Aim
Drop the pictures and give back word for word the lines from the line holding "Generate a component" to the line holding "YAxis, Cell, LabelList", both included.

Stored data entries
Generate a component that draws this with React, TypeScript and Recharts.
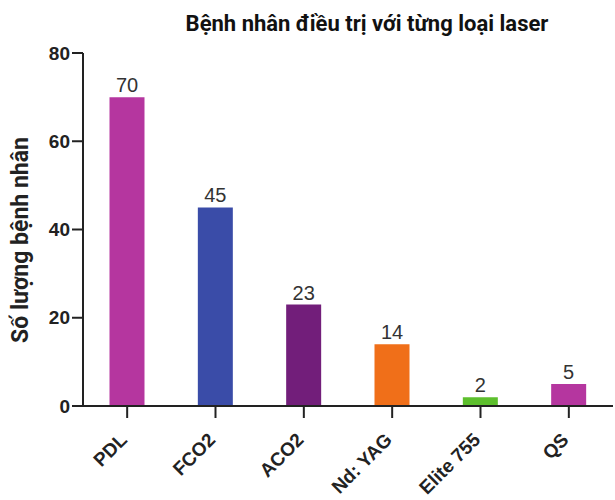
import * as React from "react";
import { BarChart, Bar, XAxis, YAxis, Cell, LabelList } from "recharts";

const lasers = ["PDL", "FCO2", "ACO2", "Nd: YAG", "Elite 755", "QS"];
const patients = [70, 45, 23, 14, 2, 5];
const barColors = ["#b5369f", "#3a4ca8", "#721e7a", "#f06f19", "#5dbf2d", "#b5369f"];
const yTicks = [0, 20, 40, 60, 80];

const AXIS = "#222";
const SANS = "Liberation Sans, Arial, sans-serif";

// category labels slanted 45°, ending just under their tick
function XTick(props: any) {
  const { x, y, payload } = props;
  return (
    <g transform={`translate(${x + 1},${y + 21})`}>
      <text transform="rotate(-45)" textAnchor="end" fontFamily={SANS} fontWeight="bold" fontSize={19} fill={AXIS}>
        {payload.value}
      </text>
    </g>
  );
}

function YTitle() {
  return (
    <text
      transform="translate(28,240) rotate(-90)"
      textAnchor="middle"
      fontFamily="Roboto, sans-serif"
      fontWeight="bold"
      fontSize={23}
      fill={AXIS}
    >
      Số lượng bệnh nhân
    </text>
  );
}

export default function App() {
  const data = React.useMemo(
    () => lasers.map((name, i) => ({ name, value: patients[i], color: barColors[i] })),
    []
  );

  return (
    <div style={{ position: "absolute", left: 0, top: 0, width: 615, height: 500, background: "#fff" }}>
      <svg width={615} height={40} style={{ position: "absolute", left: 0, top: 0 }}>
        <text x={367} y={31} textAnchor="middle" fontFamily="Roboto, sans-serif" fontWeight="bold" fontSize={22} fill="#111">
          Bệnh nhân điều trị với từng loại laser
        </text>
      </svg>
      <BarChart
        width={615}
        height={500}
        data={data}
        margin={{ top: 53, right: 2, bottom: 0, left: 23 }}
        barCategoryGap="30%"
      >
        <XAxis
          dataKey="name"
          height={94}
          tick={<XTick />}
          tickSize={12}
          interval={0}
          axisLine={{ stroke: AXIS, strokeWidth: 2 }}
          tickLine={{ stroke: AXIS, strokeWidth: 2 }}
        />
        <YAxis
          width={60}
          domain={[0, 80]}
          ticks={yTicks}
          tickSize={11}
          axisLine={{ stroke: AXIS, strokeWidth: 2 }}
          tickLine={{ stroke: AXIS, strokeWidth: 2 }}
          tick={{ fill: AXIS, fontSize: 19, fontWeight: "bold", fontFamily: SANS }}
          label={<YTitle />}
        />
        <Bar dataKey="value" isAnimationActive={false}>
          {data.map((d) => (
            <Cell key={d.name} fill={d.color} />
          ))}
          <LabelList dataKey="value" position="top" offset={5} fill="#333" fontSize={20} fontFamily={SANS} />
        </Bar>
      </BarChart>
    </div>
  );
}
* * *
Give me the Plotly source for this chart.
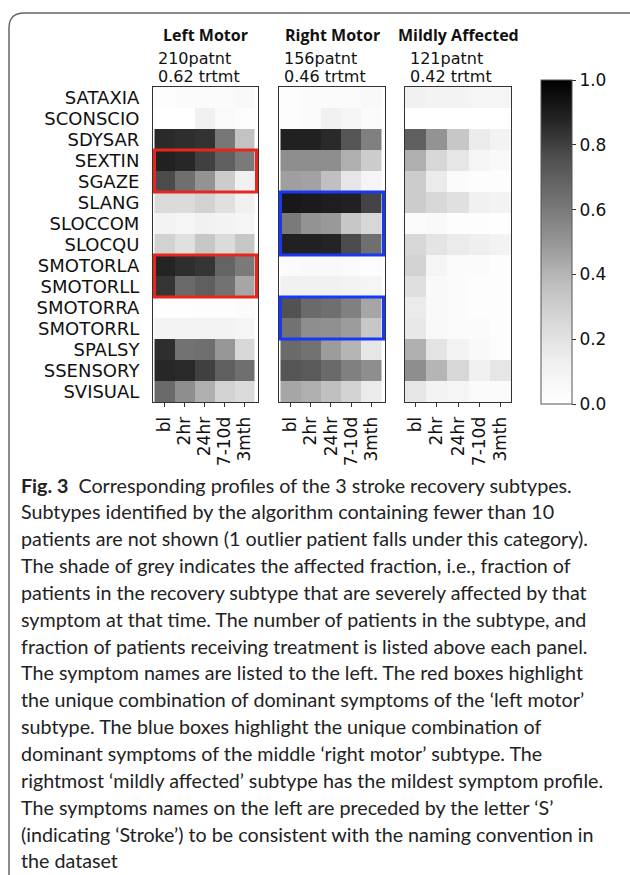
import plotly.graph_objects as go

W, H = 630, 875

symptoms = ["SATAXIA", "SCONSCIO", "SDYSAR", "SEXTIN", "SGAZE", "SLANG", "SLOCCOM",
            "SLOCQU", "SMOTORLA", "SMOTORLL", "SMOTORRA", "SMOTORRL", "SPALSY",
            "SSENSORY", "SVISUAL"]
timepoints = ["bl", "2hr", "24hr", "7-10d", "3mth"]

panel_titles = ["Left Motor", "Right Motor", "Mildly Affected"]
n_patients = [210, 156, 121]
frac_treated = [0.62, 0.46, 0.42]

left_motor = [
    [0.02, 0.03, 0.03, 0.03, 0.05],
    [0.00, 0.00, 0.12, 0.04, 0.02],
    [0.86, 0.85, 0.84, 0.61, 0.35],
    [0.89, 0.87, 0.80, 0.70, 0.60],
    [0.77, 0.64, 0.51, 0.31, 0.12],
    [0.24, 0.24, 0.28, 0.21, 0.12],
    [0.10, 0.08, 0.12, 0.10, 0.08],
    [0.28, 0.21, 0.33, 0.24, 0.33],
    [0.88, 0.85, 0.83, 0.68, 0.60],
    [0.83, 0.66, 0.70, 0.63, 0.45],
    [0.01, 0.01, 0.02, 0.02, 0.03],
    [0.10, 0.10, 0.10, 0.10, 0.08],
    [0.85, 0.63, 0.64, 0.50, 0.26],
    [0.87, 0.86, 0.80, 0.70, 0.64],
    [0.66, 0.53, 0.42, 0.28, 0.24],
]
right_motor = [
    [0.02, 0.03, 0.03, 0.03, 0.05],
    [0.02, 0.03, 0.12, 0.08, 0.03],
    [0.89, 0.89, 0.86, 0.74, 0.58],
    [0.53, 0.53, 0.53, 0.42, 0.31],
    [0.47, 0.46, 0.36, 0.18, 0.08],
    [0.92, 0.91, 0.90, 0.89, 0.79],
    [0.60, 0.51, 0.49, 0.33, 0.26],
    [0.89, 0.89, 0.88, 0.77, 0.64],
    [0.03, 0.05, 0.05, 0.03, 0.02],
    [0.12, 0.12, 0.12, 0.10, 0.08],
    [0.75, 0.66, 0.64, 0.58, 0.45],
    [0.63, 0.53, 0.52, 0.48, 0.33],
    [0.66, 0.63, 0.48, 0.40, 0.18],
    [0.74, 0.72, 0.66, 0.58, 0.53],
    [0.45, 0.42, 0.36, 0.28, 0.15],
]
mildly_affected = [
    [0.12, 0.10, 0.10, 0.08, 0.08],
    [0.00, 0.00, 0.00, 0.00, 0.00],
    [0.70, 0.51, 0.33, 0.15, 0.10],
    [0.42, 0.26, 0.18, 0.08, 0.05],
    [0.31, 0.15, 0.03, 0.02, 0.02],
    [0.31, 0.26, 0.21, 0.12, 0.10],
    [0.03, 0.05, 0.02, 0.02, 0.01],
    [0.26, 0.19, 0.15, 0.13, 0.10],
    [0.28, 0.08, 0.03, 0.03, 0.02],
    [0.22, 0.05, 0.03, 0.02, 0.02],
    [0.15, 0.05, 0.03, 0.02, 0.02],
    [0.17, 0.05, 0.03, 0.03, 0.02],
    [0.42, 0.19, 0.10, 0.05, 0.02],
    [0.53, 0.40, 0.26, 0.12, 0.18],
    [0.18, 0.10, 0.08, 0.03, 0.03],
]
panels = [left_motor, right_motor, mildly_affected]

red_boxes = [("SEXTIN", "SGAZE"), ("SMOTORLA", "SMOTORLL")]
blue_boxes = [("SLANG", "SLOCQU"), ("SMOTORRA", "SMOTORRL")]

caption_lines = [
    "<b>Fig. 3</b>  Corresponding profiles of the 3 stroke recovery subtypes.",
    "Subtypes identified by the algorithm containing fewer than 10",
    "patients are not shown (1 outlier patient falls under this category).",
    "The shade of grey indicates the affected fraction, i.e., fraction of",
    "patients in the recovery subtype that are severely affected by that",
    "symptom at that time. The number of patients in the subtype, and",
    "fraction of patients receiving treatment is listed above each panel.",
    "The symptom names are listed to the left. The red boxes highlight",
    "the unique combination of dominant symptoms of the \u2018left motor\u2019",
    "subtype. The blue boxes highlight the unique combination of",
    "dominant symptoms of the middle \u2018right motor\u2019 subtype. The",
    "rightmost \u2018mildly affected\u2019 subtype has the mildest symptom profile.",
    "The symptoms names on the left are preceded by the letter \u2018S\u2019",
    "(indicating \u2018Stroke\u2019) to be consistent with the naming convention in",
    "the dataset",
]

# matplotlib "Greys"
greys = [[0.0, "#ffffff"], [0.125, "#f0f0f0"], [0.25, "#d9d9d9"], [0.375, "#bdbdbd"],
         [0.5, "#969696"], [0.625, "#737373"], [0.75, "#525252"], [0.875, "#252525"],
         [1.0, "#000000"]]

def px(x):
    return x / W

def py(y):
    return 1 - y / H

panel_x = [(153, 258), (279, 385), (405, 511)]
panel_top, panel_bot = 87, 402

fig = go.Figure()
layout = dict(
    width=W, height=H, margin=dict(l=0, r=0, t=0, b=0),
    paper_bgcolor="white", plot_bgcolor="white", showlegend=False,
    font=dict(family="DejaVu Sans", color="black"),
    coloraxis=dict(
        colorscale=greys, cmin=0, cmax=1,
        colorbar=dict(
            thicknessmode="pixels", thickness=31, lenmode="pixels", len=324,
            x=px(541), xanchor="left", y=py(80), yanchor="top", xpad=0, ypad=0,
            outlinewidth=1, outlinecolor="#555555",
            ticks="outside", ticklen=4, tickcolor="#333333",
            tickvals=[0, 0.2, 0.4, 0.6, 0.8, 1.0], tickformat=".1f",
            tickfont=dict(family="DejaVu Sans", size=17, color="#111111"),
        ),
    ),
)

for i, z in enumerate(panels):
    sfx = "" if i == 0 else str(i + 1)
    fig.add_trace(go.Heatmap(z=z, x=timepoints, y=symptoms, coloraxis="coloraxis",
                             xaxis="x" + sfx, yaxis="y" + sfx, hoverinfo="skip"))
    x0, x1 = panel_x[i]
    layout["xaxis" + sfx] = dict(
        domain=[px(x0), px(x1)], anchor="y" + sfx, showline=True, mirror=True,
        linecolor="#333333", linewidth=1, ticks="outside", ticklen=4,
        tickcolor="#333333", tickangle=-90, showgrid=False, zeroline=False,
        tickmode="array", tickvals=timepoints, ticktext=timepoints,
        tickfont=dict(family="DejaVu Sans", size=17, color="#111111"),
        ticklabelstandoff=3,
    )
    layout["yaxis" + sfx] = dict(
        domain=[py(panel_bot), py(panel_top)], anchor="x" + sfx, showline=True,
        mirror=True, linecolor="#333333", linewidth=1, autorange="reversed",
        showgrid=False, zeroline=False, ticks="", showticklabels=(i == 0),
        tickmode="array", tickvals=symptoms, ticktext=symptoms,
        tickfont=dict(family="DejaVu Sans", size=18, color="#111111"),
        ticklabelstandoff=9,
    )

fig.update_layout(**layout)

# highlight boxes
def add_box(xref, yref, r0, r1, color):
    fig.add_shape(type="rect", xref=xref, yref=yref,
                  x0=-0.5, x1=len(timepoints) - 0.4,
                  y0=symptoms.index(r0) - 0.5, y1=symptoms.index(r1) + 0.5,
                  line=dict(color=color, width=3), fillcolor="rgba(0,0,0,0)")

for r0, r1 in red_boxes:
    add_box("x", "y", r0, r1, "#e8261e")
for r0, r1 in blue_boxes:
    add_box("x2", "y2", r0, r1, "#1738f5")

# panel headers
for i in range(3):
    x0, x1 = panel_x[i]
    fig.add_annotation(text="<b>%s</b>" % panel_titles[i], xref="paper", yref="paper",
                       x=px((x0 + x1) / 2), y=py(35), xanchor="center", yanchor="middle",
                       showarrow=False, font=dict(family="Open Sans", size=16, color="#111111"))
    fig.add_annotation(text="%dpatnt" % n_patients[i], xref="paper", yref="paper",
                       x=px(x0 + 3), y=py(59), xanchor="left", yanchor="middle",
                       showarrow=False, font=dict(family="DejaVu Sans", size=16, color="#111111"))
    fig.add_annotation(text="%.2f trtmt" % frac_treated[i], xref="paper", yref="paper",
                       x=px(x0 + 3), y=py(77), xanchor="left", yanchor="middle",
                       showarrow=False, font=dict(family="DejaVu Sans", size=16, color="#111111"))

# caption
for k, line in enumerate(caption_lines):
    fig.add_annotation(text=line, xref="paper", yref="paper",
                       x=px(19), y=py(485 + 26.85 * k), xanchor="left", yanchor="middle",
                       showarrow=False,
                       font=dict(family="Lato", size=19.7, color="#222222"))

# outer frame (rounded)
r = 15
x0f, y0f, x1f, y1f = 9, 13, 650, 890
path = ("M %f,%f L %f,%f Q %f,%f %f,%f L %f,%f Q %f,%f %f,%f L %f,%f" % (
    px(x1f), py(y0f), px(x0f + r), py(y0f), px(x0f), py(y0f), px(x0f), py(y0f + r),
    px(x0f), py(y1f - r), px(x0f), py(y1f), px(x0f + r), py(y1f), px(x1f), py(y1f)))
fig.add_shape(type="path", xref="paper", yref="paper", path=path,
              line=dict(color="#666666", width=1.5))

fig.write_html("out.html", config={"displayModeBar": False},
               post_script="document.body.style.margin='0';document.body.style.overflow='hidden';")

Solution to this exercise
Generate a component that draws this with React, TypeScript and Recharts.
import * as React from "react";
import { BarChart, Bar, XAxis, YAxis, Cell, LabelList } from "recharts";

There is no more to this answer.